月別では、9月は全国的に平年並みか高い見込みなので、残暑も厳しいでしょう。
早くから暑くなり、残暑も厳しいということは、暑い期間が長いということです。
<暑さの原因は2つの高気圧 ラニーニャ現象も>
ここまで暑くなる原因は、2つの高気圧です。
予想される海洋と大気の特徴(出典:気象庁)
偏西風が平年より北を流れ、太平洋高気圧が平年より北に張り出します。
さらに、上空にあるチベット高気圧も平年より北に偏る見込みです。
梅雨が明けてからも大雨の備えが必要
2つの高気圧が日本付近で重なることで、暑さが一段と厳しくなることが予想されています。

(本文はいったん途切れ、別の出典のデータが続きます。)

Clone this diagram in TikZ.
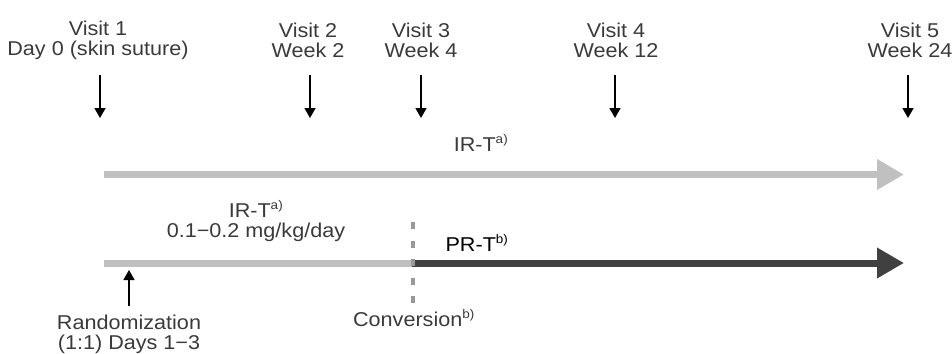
\documentclass[tikz,border=0pt]{standalone}
\usepackage{fontspec}
\setmainfont{Liberation Sans}[FakeStretch=1.08]
\usetikzlibrary{arrows.meta}
\definecolor{txt}{HTML}{3A3A3A}
\definecolor{lightbar}{HTML}{C0C0C0}
\definecolor{darkbar}{HTML}{404040}
\definecolor{dashgray}{HTML}{999999}
\tikzset{
  lbl/.style={inner sep=0pt, text=txt, font=\fontsize{20}{20}\selectfont, align=center},
  visitarrow/.style={line width=1.6pt, draw=black, -{Triangle[length=10pt,width=11pt]}},
  bigbar/.style={line width=7pt, line cap=butt},
  bigtip/.style={-{Triangle[length=27pt,width=29pt]}},
}
\newcommand{\supx}[1]{\textsuperscript{\fontsize{12.5}{12.5}\selectfont #1}}
\begin{document}
\begin{tikzpicture}[x=1pt,y=-1pt]
\useasboundingbox (0,0) rectangle (952,353);
% visit labels
\node[lbl] (v1) at (98,40) {Visit 1\\Day 0 (skin suture)};
\node[lbl] (v2) at (308,40) {Visit 2\\Week 2};
\node[lbl] (v3) at (421,40) {Visit 3\\Week 4};
\node[lbl] (v4) at (616,40) {Visit 4\\Week 12};
\node[lbl] (v5) at (910,40) {Visit 5\\Week 24};
% visit arrows
\foreach \n/\x in {1/100,2/310,3/421,4/615,5/908}{
  \coordinate (a\n s) at (\x,75);
  \coordinate (a\n e) at (\x,118);
  \draw[visitarrow] (a\n s) -- (a\n e);
}
% top arrow
\coordinate (ts) at (104,174.5);
\coordinate (te) at (904,174.5);
\draw[bigbar, draw=lightbar, bigtip] (ts) -- (te);
\node[lbl, anchor=base] (irtop) at (481,151) {IR-T\supx{a)}};
% bottom arrow
\coordinate (bs) at (104,263);
\coordinate (bc) at (412,263);
\coordinate (be) at (904,263);
\draw[bigbar, draw=lightbar] (bs) -- (bc);
\draw[bigbar, draw=darkbar, bigtip] (bc) -- (be);
% conversion dashed line
\coordinate (cs) at (413,222);
\coordinate (ce) at (413,306);
\draw[dashgray, line width=3.5pt, dash pattern=on 7pt off 11.5pt] (cs) -- (ce);
% labels bottom
\node[lbl] (irbot) at (256,221) {IR-T\supx{a)}\\0.1−0.2 mg/kg/day};
\node[lbl, anchor=base, text=black] (prt) at (477,251) {PR-T\supx{b)}};
\node[lbl, anchor=base] (conv) at (414,326) {Conversion\supx{b)}};
\node[lbl] (rand) at (129,334) {Randomization\\(1:1) Days 1−3};
% randomization arrow
\coordinate (rs) at (129,306);
\coordinate (re) at (129,270);
\draw[visitarrow] (rs) -- (re);
\end{tikzpicture}
\end{document}
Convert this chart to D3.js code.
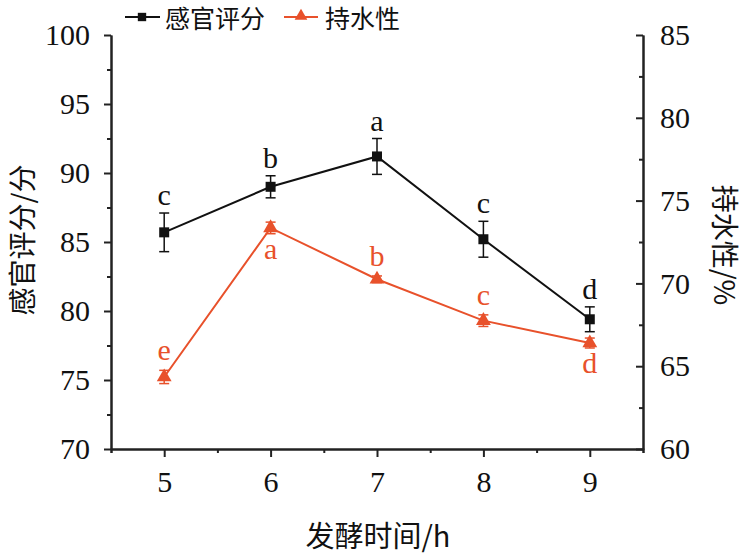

また、ラニーニャ現象の影響で、日本の南で積乱雲の発生が多くなります。積乱雲の発生が多いところは上昇流場、その北側にあたる日本付近が下降流場になるため、太平洋高気圧を強める可能性があるでしょう。
そして、日本の南は台風が発生するエリアです。ここで積乱雲の発生が多いということは、今後は台風が多くなるおそれがあります。3か月予報の降水量は全国的にほぼ平年並みと見込まれていますが、梅雨が明けてからも大雨への備えが必要です。